Deendayal lost his father at the tender age of three and his mother when he was barely seven. He was shifted to his maternal grandfather, Chuni Lal Shukla who worked as station master at Dhankia, Rajasthan. His maternal grandfather passed away when he was ten years old and later his younger brother Shivdayal also passed away due to grave illness and consequently his maternal grandmother also passed away.

Despite these personal tragedies, Deendayal excelled in academics. He stood first in his tenth Ajmer board and secured distinction in every subject for which he was awarded the gold medal. Maharaja Kalyan Singh of Sikar gave him a scholarship. He pursued his intermediate from Pilani where he again received the gold medal and Ghanshyam Das Birla gave him a scholarship.

He subsequently pursued his Bachelor’s Degree in English Literature from Kanpur’s Sanatan Dharm College and enrolled for post-graduation at Agra’s St. John’s College. Deendayal left his Master’s degree midway after his cousin Ramo Devi’s death left him despaired. He appeared for the civil services examination at his uncle’s insistence and was ridiculed for his attire (dhoti, kurta and cap) in the selection interview. He wasn’t interested in the administrative services and hence, enrolled in the BT course at Prayag.

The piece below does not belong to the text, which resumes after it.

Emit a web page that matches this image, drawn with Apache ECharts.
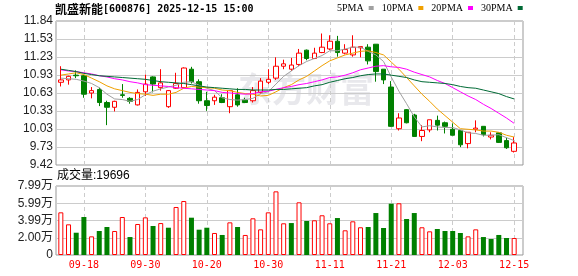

Pandit Deendayal – a swayamsevak

He turned down both the administrative post and the offer of headmastership at a higher secondary school to serve society as an RSS pracharak. He joined the RSS (Rashtriya Swayamsevak Sangh) in 1937 influenced by his friend Balwant Mahashabde. He dedicated his entire life to the aim and mission of the organisation and to organise the society on the ideas and principles of RSS.

“I was at first thinking of taking up a job in some school and also attending to the Sangh work of the place simultaneously. But in Lucknow, I was able to study the current situation and form an idea of the vast field of work ahead, and I got the advice that instead of working in one particular town, I would have to work in a whole district. That is how the paucity of available workers in the dormant Hindu Samaj has to be made up”, wrote Pandit Deendayal.

At the time of the death of RSS founder Dr Hedgewar in 1940, the Muslim League had intensified its demand for a separate Muslim state. Deendayal opposed the partition demands and worked to combat Muslim fundamentalism and also to integrate Hindu society. From 1942 onward, he dedicated himself to full-time work in R.S.S., attended a forty-day summer vacation R.S.S. camp at Nagpur and hence, became a lifelong pracharak after successfully finishing two-year training in the R.S.S. education wing.

In 1945, he established Dharma Prakashan in Lucknow to spread the ideology of Hindutva nationalism. Rashtra Dharma was the first monthly magazine launched by him. The publication of the weekly Panchajanya began in 1948 and the daily Swadesh (now replaced by Tarun Bharat) was also published in 1949 from Lucknow. He wrote the books Samrat Chandragupta and Jagat Guru Sankaracharya in 1946 and 1947 respectively.

His tenets were drawn from the vast Bharatiya culture and enormous sources of ancient Bharatiya knowledge tradition. His deep understanding of both communism and capitalism led him to reject both philosophies based on his rational judgment. He proposed an alternative ideology of integral humanism based on the all-encompassing Bharatiya philosophy.

“The entire life of Pandit Deendayal Upadhyay Ji was based on the principle of ‘Sarvajan Hitay – Sarvajan Sukhay’. His philosophy of ‘Integral Humanism’ is capable of providing solutions to many problems of not only Bharat but the world”, PM Modi opined while paying tribute to him on his death anniversary in February this year.

Some quotes by Pandit Deendayal Upadhyaya

1) The nearest equivalent English term for Dharma can be ‘Innate Law’, though even that does not express the full meaning of Dharma. Since Dharma is supreme, our Ideal of the State has been Dharma Rajya.

2) We had taken pride in resisting things – British while they (Britishers) ruled us, but strangely enough, now that the Britishers have left, Westernisation has become synonymous with progress.

3) Western science and the Western ways of life are two different things. Whereas Western science is universal and must be absorbed by us if we wish to go forward, the same is not true about the Western ways of life and values.

4) Independence can be meaningful only if it becomes the instrument for the expression of our culture.

5) The longings for Dharma, Artha, Kama and Moksha (the four kinds of human effort) are inborn in man and satisfaction of these in an integrated way is the essence of Bhartiya Culture.